Film Portrays Gruesome Realities of Human Trafficking

By Jane Morse
USINFO Staff Writer

Vienna, Austria -Beatings, bruises, degradation, terror, sickness and death - these things are everyday reality for victims of human trafficking.  And all of it has been poignantly portrayed in Human Trafficking, a film starring Academy Award winner Mira Sorvino and Emmy winner Donald Sutherland.

Produced in 2005 and directed by Christian Duguay, this film was shown at a special event hosted in Vienna, Austria, by the U.S. Department of State, the U.N. Office on Drugs and Crime, the Organization for Security and Co-operation in Europe (OSCE) and Austria’s Federal Ministry for European and International Affairs.

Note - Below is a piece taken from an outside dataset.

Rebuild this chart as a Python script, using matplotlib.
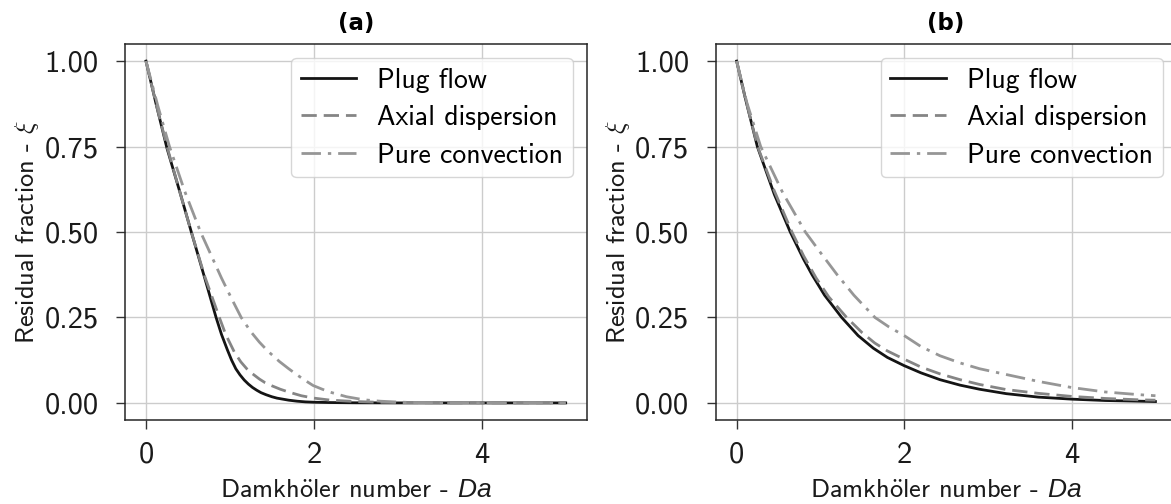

The reception and screening on April 24 was part of an effort to raise international awareness about the crime of human trafficking - one event among many surrounding the 16th Session of the United Nations Commission on Crime Prevention and Criminal Justice. The weeklong session brought together hundreds of diplomats, judges, lawyers, police officers, criminal justice policy makers and nongovernmental organizations (NGOs) from around the world.

In her remarks before the film showing at Vienna’s Cineplexx movie theatre, U.S. Ambassador to Austria Susan McCaw emphasized that human trafficking is a form of modern-day slavery.  Human trafficking, she said, is “a global menace,” and its profits “feed organized crime and perhaps even terrorist organizations.”

Originally shown on Lifetime TV in the United States as a miniseries, the film has Sutherland and Sorvino portraying government agents who crack an international human smuggling ring.  The story follows several young women who have been tricked into prostitution.

DVDs with subtitles in some nine different languages are available free to interested audiences.  However, the producers and owners of this production require that a U.S. State Department official help organize screenings.